Let’s face it, there isn’t a relationship on the planet that if you get close to them, you can avoid all conflict. We are human! We make mistakes, and I guarantee the closer you get to people the more misunderstandings you will have with them. If you aren’t having any arguments with people, chances are, it’s because you are stuffing your feelings down (and that’s not healthy) or you don’t know anyone well enough. Conflicts and disagreements are just a part of being human. 

Today, I want to give you some tools to actually go forward and work on these relationships. We take this to a different level in Supermom School, but I want to give you a tool to try. This is something that will give quick results, it won’t build the pyramid in a day but it is a place to start.

Here’s what we do, we learn to ask good questions. If you aren’t going to get a coach, but want to work on your relationships the number one thing you can do is look for how to ask more questions in your life. Ask questions about how you are showing up, things about the other person, why they feel the way they do, what else can I learn. If you can’t do anything else, learn to ask questions. Practice this in conversations. How often in a conversation are we so focused on telling what we know? It is a challenge and a skill to ask good questions and pull information out of other people. Certain personalities are really good at this. I am still very much going to tell you what I think, but asking good questions is a skill that I am working on. As I learn to ask good questions I notice that my relationships improve. One of the areas that we can learn to ask good questions is the people in our life that is annoying. For lack of a better example let’s use our spouse. It is easy to get into the place of being annoyed I make a lot of declarations. I think things like “he isn’t doing this right”, “I don’t like this”, “He never does this or that”. These are all critical declarations and statements that I am making as fact. There is no question asking in those moments, only declaring from my throne that he has failed!

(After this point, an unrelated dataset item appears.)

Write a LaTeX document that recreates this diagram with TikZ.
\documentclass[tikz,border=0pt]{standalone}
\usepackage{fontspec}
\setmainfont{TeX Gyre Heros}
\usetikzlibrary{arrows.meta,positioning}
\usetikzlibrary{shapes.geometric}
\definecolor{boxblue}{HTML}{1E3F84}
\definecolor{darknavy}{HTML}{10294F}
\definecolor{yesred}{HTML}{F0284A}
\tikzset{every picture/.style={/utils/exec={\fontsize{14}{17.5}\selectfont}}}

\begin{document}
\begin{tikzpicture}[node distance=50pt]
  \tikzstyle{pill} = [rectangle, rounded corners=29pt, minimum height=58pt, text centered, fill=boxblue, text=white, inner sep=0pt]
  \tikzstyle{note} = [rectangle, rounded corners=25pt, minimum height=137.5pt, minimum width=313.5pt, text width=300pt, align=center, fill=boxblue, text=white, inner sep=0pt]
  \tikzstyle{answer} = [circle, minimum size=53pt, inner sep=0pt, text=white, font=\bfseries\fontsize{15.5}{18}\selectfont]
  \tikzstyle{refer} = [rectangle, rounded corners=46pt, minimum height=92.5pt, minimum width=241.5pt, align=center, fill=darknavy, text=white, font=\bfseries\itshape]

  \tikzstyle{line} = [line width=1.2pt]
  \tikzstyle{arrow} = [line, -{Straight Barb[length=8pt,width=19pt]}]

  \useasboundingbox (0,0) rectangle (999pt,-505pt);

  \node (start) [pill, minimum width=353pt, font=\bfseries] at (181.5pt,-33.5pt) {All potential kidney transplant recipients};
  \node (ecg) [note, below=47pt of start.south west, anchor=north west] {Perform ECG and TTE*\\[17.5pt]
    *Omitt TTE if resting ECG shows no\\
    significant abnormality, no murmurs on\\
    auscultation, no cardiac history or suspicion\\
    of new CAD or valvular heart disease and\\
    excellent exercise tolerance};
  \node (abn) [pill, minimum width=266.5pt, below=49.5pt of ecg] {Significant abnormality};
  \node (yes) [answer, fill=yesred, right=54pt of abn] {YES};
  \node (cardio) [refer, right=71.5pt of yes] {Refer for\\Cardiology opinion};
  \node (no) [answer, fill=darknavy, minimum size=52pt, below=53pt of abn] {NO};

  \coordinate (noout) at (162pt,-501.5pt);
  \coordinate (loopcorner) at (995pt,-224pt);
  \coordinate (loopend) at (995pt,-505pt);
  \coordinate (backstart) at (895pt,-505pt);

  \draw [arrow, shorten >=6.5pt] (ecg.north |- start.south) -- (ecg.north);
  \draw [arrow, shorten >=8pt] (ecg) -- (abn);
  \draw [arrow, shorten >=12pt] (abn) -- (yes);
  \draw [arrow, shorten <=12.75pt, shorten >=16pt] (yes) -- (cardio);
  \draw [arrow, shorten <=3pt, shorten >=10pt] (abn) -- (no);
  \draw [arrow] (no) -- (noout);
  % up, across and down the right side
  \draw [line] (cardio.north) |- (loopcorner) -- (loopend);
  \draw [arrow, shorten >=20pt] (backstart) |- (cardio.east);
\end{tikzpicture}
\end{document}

When we start asking good questions we can ask things like: “What has he done well lately?”, “Why am I so focused on what he is messing up?”, “What is working?”. We get so focused on the problems that we don’t pay attention to the things that are working. Look back in this long line of music and think are you in a better place than you were before? “What things have gone well to change that?”, “What are they getting right?”, “Where are they showing love?” If you find that the annoyance is mutual you can ask things like “What else am I missing?”, “What is it that they need?”, “How am I missing the mark?”

Questions come from a place of humility. This comes up in the focus of patience because it requires slowing down to ask questions. By default, when you ask questions someone has to come up with an answer. The answer might not be apparent and requires patience to not know immediately. Maybe you try something that doesn’t work out and you have to experiment, that also requires patience. Questions are a form of employing the fruit of the spirit of patience into our relationships.

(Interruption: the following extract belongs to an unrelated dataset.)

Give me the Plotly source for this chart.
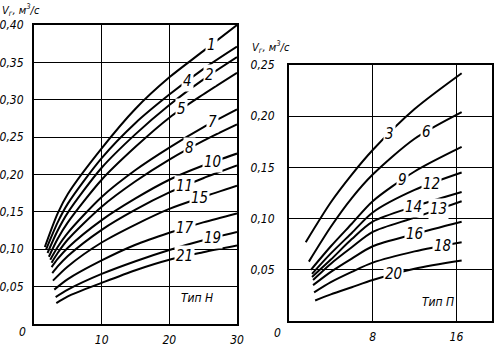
import numpy as np
import plotly.graph_objects as go

# ---------------- data: left panel (Тип Н) ----------------
LEFT_NAMES = ["1", "4", "2", "5", "7", "8", "10", "11", "15", "17", "19", "21"]
LEFT_X = [
    [1.6, 3.5, 5, 10, 15, 20, 25, 30],
    [1.8, 3.5, 5, 10, 15, 20, 25, 30],
    [2.0, 3.5, 5, 10, 15, 20, 25, 30],
    [2.2, 3.5, 5, 10, 15, 20, 25, 30],
    [2.4, 3.5, 5, 10, 15, 20, 25, 30],
    [2.6, 3.5, 5, 10, 15, 20, 25, 30],
    [2.6, 3.5, 5, 10, 15, 20, 25, 30],
    [2.7, 3.5, 5, 10, 15, 20, 25, 30],
    [2.8, 5, 10, 15, 20, 25, 30],
    [3.0, 5, 10, 15, 20, 25, 30],
    [3.2, 5, 10, 15, 20, 25, 30],
    [3.3, 5, 10, 15, 20, 25, 30],
]
LEFT_Y = [
    [0.103, 0.148, 0.174, 0.235, 0.288, 0.330, 0.365, 0.400],
    [0.100, 0.136, 0.161, 0.222, 0.269, 0.307, 0.341, 0.371],
    [0.095, 0.125, 0.149, 0.209, 0.254, 0.293, 0.327, 0.357],
    [0.090, 0.114, 0.136, 0.193, 0.237, 0.276, 0.307, 0.336],
    [0.086, 0.103, 0.122, 0.170, 0.206, 0.236, 0.263, 0.287],
    [0.082, 0.095, 0.113, 0.157, 0.191, 0.220, 0.245, 0.267],
    [0.076, 0.087, 0.102, 0.139, 0.168, 0.193, 0.212, 0.228],
    [0.068, 0.077, 0.091, 0.126, 0.153, 0.176, 0.195, 0.212],
    [0.058, 0.077, 0.109, 0.133, 0.154, 0.170, 0.185],
    [0.046, 0.060, 0.085, 0.106, 0.122, 0.136, 0.148],
    [0.036, 0.046, 0.067, 0.084, 0.099, 0.112, 0.123],
    [0.028, 0.037, 0.055, 0.072, 0.086, 0.096, 0.105],
]
LEFT_LABEL_X = [26.2, 22.7, 26.0, 21.8, 26.4, 23.0, 26.4, 22.3, 24.5, 22.3, 26.4, 22.3]

# ---------------- data: right panel (Тип П) ----------------
RIGHT_NAMES = ["3", "6", "9", "12", "14", "13", "16", "18", "20"]
RIGHT_X = [
    [1.6, 4, 6, 8, 12, 16.5],
    [1.9, 4, 6, 8, 12, 16.5],
    [2.1, 4, 6, 8, 12, 16.5],
    [2.2, 4, 6, 8, 12, 16.5],
    [2.2, 4, 6, 8, 12, 16.5],
    [2.3, 4, 6, 8, 12, 16.5],
    [2.3, 4, 6, 8, 12, 16.5],
    [2.4, 4, 6, 8, 12, 16.5],
    [2.5, 4, 6, 8, 12, 16.5],
]
RIGHT_Y = [
    [0.077, 0.116, 0.143, 0.167, 0.207, 0.242],
    [0.058, 0.092, 0.120, 0.143, 0.178, 0.204],
    [0.050, 0.073, 0.095, 0.117, 0.146, 0.170],
    [0.046, 0.066, 0.086, 0.106, 0.128, 0.145],
    [0.043, 0.060, 0.080, 0.097, 0.112, 0.126],
    [0.040, 0.056, 0.072, 0.087, 0.101, 0.117],
    [0.035, 0.048, 0.061, 0.073, 0.085, 0.097],
    [0.028, 0.038, 0.048, 0.057, 0.068, 0.077],
    [0.020, 0.026, 0.033, 0.040, 0.051, 0.059],
]
RIGHT_LABEL_X = [9.6, 13.1, 10.8, 13.6, 11.9, 14.3, 12.0, 14.7, 10.0]

LEFT_XTICKS = [10, 20, 30]
LEFT_YTICKS = [0.05, 0.10, 0.15, 0.20, 0.25, 0.30, 0.35, 0.40]
RIGHT_XTICKS = [8, 16]
RIGHT_YTICKS = [0.05, 0.10, 0.15, 0.20, 0.25]

W, H = 494, 352
FONT = "DejaVu Sans Condensed, Liberation Sans Narrow, DejaVu Sans, sans-serif"


def px_x(p):
    return p / W


def px_y(p):
    return (H - p) / H


fig = go.Figure()
lblfont = dict(size=15, color="black", family=FONT, style="italic")

annotations = []
for name, xs, ys, lx in zip(LEFT_NAMES, LEFT_X, LEFT_Y, LEFT_LABEL_X):
    fig.add_trace(go.Scatter(x=xs, y=ys, mode="lines", xaxis="x", yaxis="y",
                             line=dict(color="black", width=2, shape="spline", smoothing=0.8),
                             showlegend=False, hoverinfo="skip"))
    annotations.append(dict(x=lx, y=float(np.interp(lx, xs, ys)), xref="x", yref="y",
                            text=name, showarrow=False, bgcolor="white", borderpad=1,
                            font=lblfont))

for name, xs, ys, lx in zip(RIGHT_NAMES, RIGHT_X, RIGHT_Y, RIGHT_LABEL_X):
    fig.add_trace(go.Scatter(x=xs, y=ys, mode="lines", xaxis="x2", yaxis="y2",
                             line=dict(color="black", width=2, shape="spline", smoothing=0.8),
                             showlegend=False, hoverinfo="skip"))
    annotations.append(dict(x=lx, y=float(np.interp(lx, xs, ys)), xref="x2", yref="y2",
                            text=name, showarrow=False, bgcolor="white", borderpad=1,
                            font=lblfont))

txtfont = dict(size=12, color="black", family=FONT, style="italic")
titlefont = dict(size=11, color="black", family=FONT, style="italic")
annotations += [
    dict(x=px_x(0), y=px_y(0), xref="paper", yref="paper", xanchor="left", yanchor="top",
         text="V<sub>г</sub>, м<sup>3</sup>/с", showarrow=False, font=titlefont),
    dict(x=px_x(250), y=px_y(37), xref="paper", yref="paper", xanchor="left", yanchor="top",
         text="V<sub>г</sub>, м<sup>3</sup>/с", showarrow=False, font=titlefont),
    dict(x=px_x(17), y=px_y(341), xref="paper", yref="paper",
         text="0", showarrow=False, font=txtfont),
    dict(x=px_x(277), y=px_y(342), xref="paper", yref="paper",
         text="0", showarrow=False, font=txtfont),
    dict(x=px_x(197), y=px_y(307), xref="paper", yref="paper",
         text="Тип Н", showarrow=False, font=txtfont),
    dict(x=px_x(456), y=px_y(311), xref="paper", yref="paper",
         text="Тип П", showarrow=False, font=txtfont),
]

axis_common = dict(showline=True, linecolor="black", linewidth=2, mirror=True,
                   showgrid=True, gridcolor="black", gridwidth=1.3, zeroline=False,
                   ticks="", tickfont=txtfont, automargin=False, fixedrange=True)

fig.update_layout(
    width=W, height=H, margin=dict(l=0, r=0, t=0, b=0),
    paper_bgcolor="white", plot_bgcolor="white", template="none",
    separators=", ",
    xaxis=dict(domain=[px_x(34), px_x(237)], range=[0, 30], tickvals=LEFT_XTICKS,
               anchor="y", ticklabelstandoff=4, **axis_common),
    yaxis=dict(domain=[px_y(324), px_y(25)], range=[0, 0.40], tickvals=LEFT_YTICKS,
               tickformat=".2f", anchor="x", ticklabelstandoff=6, **axis_common),
    xaxis2=dict(domain=[px_x(289), px_x(492)], range=[0, 19.4], tickvals=RIGHT_XTICKS,
                anchor="y2", ticklabelstandoff=4, **axis_common),
    yaxis2=dict(domain=[px_y(321), px_y(65)], range=[0, 0.25], tickvals=RIGHT_YTICKS,
                tickformat=".2f", anchor="x2", ticklabelstandoff=10, **axis_common),
    annotations=annotations,
)

fig.write_html("out.html")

There are questions that are nagging. We are not talking about repeatedly asking about taking the trash out. Let’s look for ways to get curious. I talked a little bit about the relationship I have with my mom and I want to tell you another story about her. I appreciate her being willing to let me talk about our relationships. My mom has always had this recommendation for anyone experiencing conflict and I will be honest, I hate this recommendation she has. Mostly because she is right and there is this knee-jerk reaction that she can’t be right. While I will share with you what she recommends, I will say you need to be careful because it does work but when it works you need to take action immediately. When I am not getting along with someone, she will usually tell me to pray to start. She then encourages me to pray a specific prayer asking God to cause them to have a need that only I can meet. UHH. Here is where the rubber meets the road though. I say “Lord develop this relationship in my life. Draw us closer together. Meld our hearts together so that we are on the same page.” A lot of times that comes from a place of humility and the need to serve each other. One of the best ways to build a relationship with your kids is to work on a project together where you are serving someone else. This knits your hearts together and the person you are serving. If they aren’t very happy with you it is hard to insert yourself into their life. I am telling you though, that prayer works. It is a way to start that pyramid that nothing can knock over.

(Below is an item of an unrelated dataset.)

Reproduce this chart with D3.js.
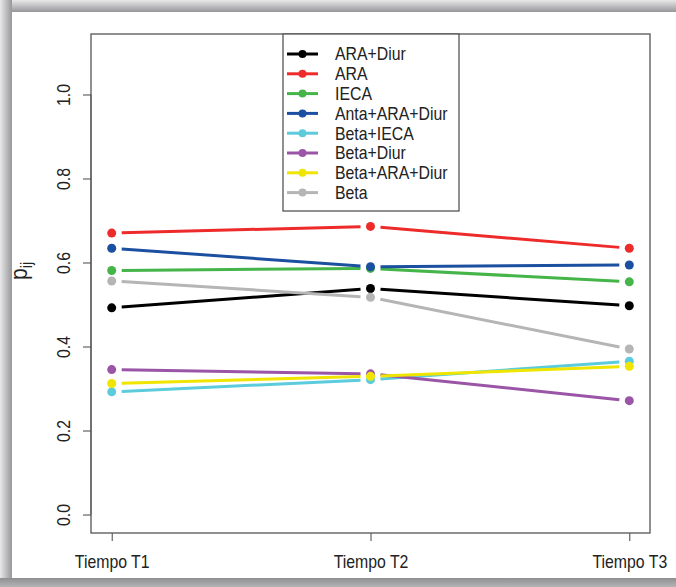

Communication is a dance. When you start trying to work on stuff like this, it is a dance. I encouraged some ladies recently to practice a technique with their husbands. When my husband and I are missing each other, questions come into play and it is such a helpful technique. Basically, the idea is repeating back what the person just said to make sure you heard it correctly. So, for instance, if we had difficulty having a conversation and I asked Brandon to go pick up a gallon of milk from the store, normally he could say “okay” and he goes. When we are on track and connected, there are no problems. Sometimes though, in our relationship, we have trouble communicating and miss each other. The beauty of asking good questions comes into play. This looks like asking “Hey Brandon, can you go get milk from the store?” and he says “Okay, I think I heard that you need me to get milk from the store. Is that correct?”. I will respond with “Yes, that is correct.” He might ask a follow-up question like if we need anything else from the store because that is his chance to insert into the conversation and then I would answer in the appropriate way. This clarifies that we are on the same page and helps to stabilize the conversation. This sounds silly if you are doing this for the first time and may feel silly and this is where the analogy of dance comes in. There is a dance of communication that comes into play that we get familiar with and even if it is a dance that we don’t like dancing (argument, fight) we take those steps. If you start inserting the communication technique of repeating back what you heard the other person say it changes the dance. You need to know that you are changing the dance. The beautiful thing is that in a relationship it only takes one person to change the dance. However, even if both people want to change the dance there will be tripping involved. You might even fall and don’t be surprised if it ends up messy at first. Hang in there because there is so much value in learning communication. Being able to get through the tripping and the messiness will result in creating a new dance. This will form a stronger relationship and it all starts from asking questions.

What one way can you try applying patience this week by asking good questions? Maybe it is a place that you can ask some good questions to your kids or how you can look for what is going well in the relationship. Maybe you want to try this communication technique. Get curious. What one way are you going to be gradually improving this long line of music? I hope this is an encouragement to you and that you find a way to take this and apply it to loving God, loving others, and enjoying it.